С этого момента и вступают на арену исторических событий монголы, государство которых Хамаг Монгол находилось в вассальной зависимости от Цзинь. Монголы, будучи старожилами степей, обитавшими в Хэнтэе, в бассейне рек Онона, Керулена и Толы (Туулы), вышедшими в свое время из северозападных районов Маньчжурии, сосредоточиваются именно на объединении кочевых государств, народы которых находились в языковом отношении в разной степени родства с монголами, а иногда говорили на доминировавших в регионе монгольских диалектах только в силу необходимости общения.
Груссе красочно описывает, как незадолго до западного похода монголов правитель кара-китайского государства Елюй Чжелюгу приютил у себя личного врага Чингисхана, наследника найманского престола Кучлука и женил его на своей дочери. Когда зять вероломно занял его трон, начались гонения на имамов и нового правителя возненавидели все подданные. «Уставшее от Кучлуковой тирании население, — пишет Груссе, — похоже, оказало монголам неплохой прием. Этих ужасных кочевников, которых в других местах боялись как Господнего наказания, оно встретило как освободителей». Подобный прием оказывался Чингисхану и его сподвижникам и преемникам во многих других, порой совершенно неожиданных, пунктах Евразии. Это показывает лишь то, что монголы, начав свои походы, появились не в чуждом им историческом пространстве: в них вполне узнавались черты носителей назревших изменений (одни встречали их с ужасом, другие — с надеждой и нетерпением), и они, в свою очередь, легко обнаруживали вдали от монгольских степей зачатки знакомых форм человеческого общежития.
Монголы появились не на пустом месте, а в том регионе мира, где на протяжении более тысячелетия разворачивалась подлинная письменная история.[69] До нашего времени дошли огромные массивы памятников этой истории, записанных на разных языках и разными системами письма. В походах и кочевьях — кибитках, шатрах и юртах — эти памятники долго сохраняться не могли, и они «оседали» во дворцах, которые позднее оказались вне пределов кочевого мира и, по иронии судьбы, причисляются сейчас к памятникам оседлых цивилизаций. Для Груссе же монголы — конгломерат полудиких племен и родов — и с этой основной посылки он начинает свое повествование. Книга буквально пестрит названиями больших и малых, иногда совсем микроскопических, «родов» и «племен»: урянхаты, баяуды и джарчиуты, а также баарины, бесуты, борджигины, буйруды, дербеты, икересы, кераиты, манхууды, меркиты, найманы, олхонуты, онгуты, сальджиуты, сулдусы, тайчжиуды, татары, унгираты, урууты, хатагины, хори-туматы и многие другие. При этом указываются совершенно определенные места их обитания: совсем не случайно повествование, основанное на глубоком изучении источников, перегружено географическими названиями.

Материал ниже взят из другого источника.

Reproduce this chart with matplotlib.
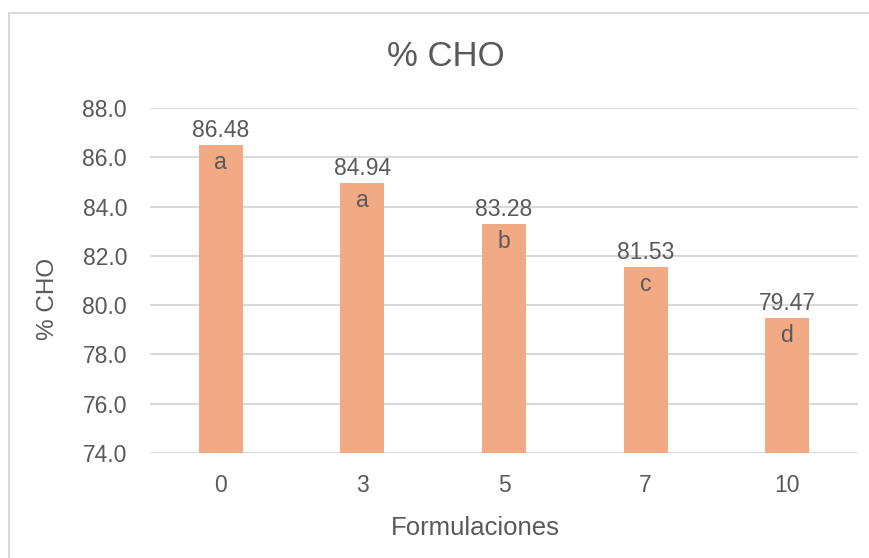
import matplotlib
matplotlib.use("Agg")
import matplotlib.pyplot as plt
from matplotlib.patches import Rectangle

categories = ["0", "3", "5", "7", "10"]
values = [86.48, 84.94, 83.28, 81.53, 79.47]
groups = ["a", "a", "b", "c", "d"]
y_ticks = [74.0, 76.0, 78.0, 80.0, 82.0, 84.0, 86.0, 88.0]

W, H = 870, 558
plt.rcParams["font.family"] = ["Liberation Sans", "DejaVu Sans"]
text_color = "#595959"
bar_color = "#F2AA84"
grid_color = "#D9D9D9"

fig = plt.figure(figsize=(W / 100, H / 100), dpi=100)
fig.patch.set_facecolor("white")

# outer chart frame
fig.patches.append(Rectangle((9 / W, -0.05), 1.2, 1 - 13 / H + 0.05,
                             transform=fig.transFigure, fill=False,
                             edgecolor=grid_color, linewidth=1.5))

ax = fig.add_axes([150 / W, 1 - 453 / H, (858 - 150) / W, (453 - 108) / H])
x = list(range(len(categories)))
bars = ax.bar(x, [v - y_ticks[0] for v in values], bottom=y_ticks[0],
              width=0.31, color=bar_color, zorder=3)

ax.set_xlim(-0.5, len(categories) - 0.5)
ax.set_ylim(y_ticks[0], y_ticks[-1])
ax.set_yticks(y_ticks)
ax.set_yticklabels([f"{t:.1f}" for t in y_ticks])
ax.set_xticks(x)
ax.set_xticklabels(categories)
ax.tick_params(axis="both", length=0, labelsize=16.5, colors=text_color)
ax.tick_params(axis="y", pad=16.5)
ax.tick_params(axis="x", pad=15)
ax.grid(axis="y", color=grid_color, linewidth=1.5, zorder=0)
for s in ax.spines.values():
    s.set_visible(False)

for xi, v, g in zip(x, values, groups):
    ax.annotate(f"{v:.2f}", (xi, v), xytext=(0, 2.5), textcoords="offset points",
                ha="center", va="bottom", fontsize=16.5, color=text_color)
    ax.annotate(g, (xi, v), xytext=(0, -4), textcoords="offset points",
                ha="center", va="top", fontsize=16.5, color=text_color, zorder=4)

fig.text(446 / W, 1 - 57 / H, "% CHO", ha="center", va="center",
         fontsize=25, color=text_color)
fig.text(475 / W, 1 - 528 / H, "Formulaciones", ha="center", va="center",
         fontsize=18.5, color=text_color)
fig.text(48 / W, 1 - 299 / H, "% CHO", ha="center", va="center",
         rotation=90, fontsize=17.5, color=text_color)

fig.savefig("out.png", dpi=100, facecolor="white")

За терминами родовых отношений, такими как «племя», «род», используемыми Р. Груссе в книге, скрываются обоки (династии) — мощные ростки империи с центром в Монголии. Эти обоки — общности людей, не связанных кровнородственными отношениями и сплотившихся вокруг потомков основателя каждой данной общности.
Монгольские династии исторически оказались в политическом центре кочевого мира. Это и обусловило их активную роль в регионе. Огромные расстояния, крайняя разреженность населения позволяли получать максимальный прибавочный продукт при минимальных затратах и концентрации труда. Генетические, культурные и политические издержки, вызванные малочисленностью народа, разбросанного на территориях, равных иным европейским странам, компенсировались особой осторожностью в выборе невест (которую Груссе вслед за многими другими историками ошибочно выдает за признак первобытной экзогамии), скрупулезным изучением династийных родословных, открытостью к слиянию с династиями и культурами ближних и дальних соседей, упрощением экономических отношений за счет усиления личностного фактора: доверия, верности слову, перенесения на эти отношения понятий единой семьи. Монголы довели эту идею до абсолюта и вышли на арену истории как носители необходимой антитезы общественного развития.[70] Первой на эту идею отреагировала империя Цзинь, которая сумела внести раскол в Монгольскую степь. В войнах кочевников между собой, а затем с оседлыми соседями эта идея приняла конкретные очертания нового общества и вылилась в создание величайшей империи за всю историю человечества. Конечно же, Груссе совершенно прав, когда описывает мотивы, побудившие Чингисхана двинуть войска за пределы Монголии: желание отомстить за предков (татары, Цзинь), наказать за убийство послов (Хорезм), за нарушение союзнических обязательств (Си Ся). Так оно и было: не жажда грабежей, добычи (это спутники любой войны), а стремление восстановить справедливость, естественный ход событий в соответствии с идеалами понятных человеческих отношений и благополучной жизни среди тучных стад и чистой природы, — вот пружина, которая толкнула монголов в беспрецедентный поход… Менялся мир, менялись и сами завоеватели, но след, оставленный монголами, — это след истории, а не природной стихии.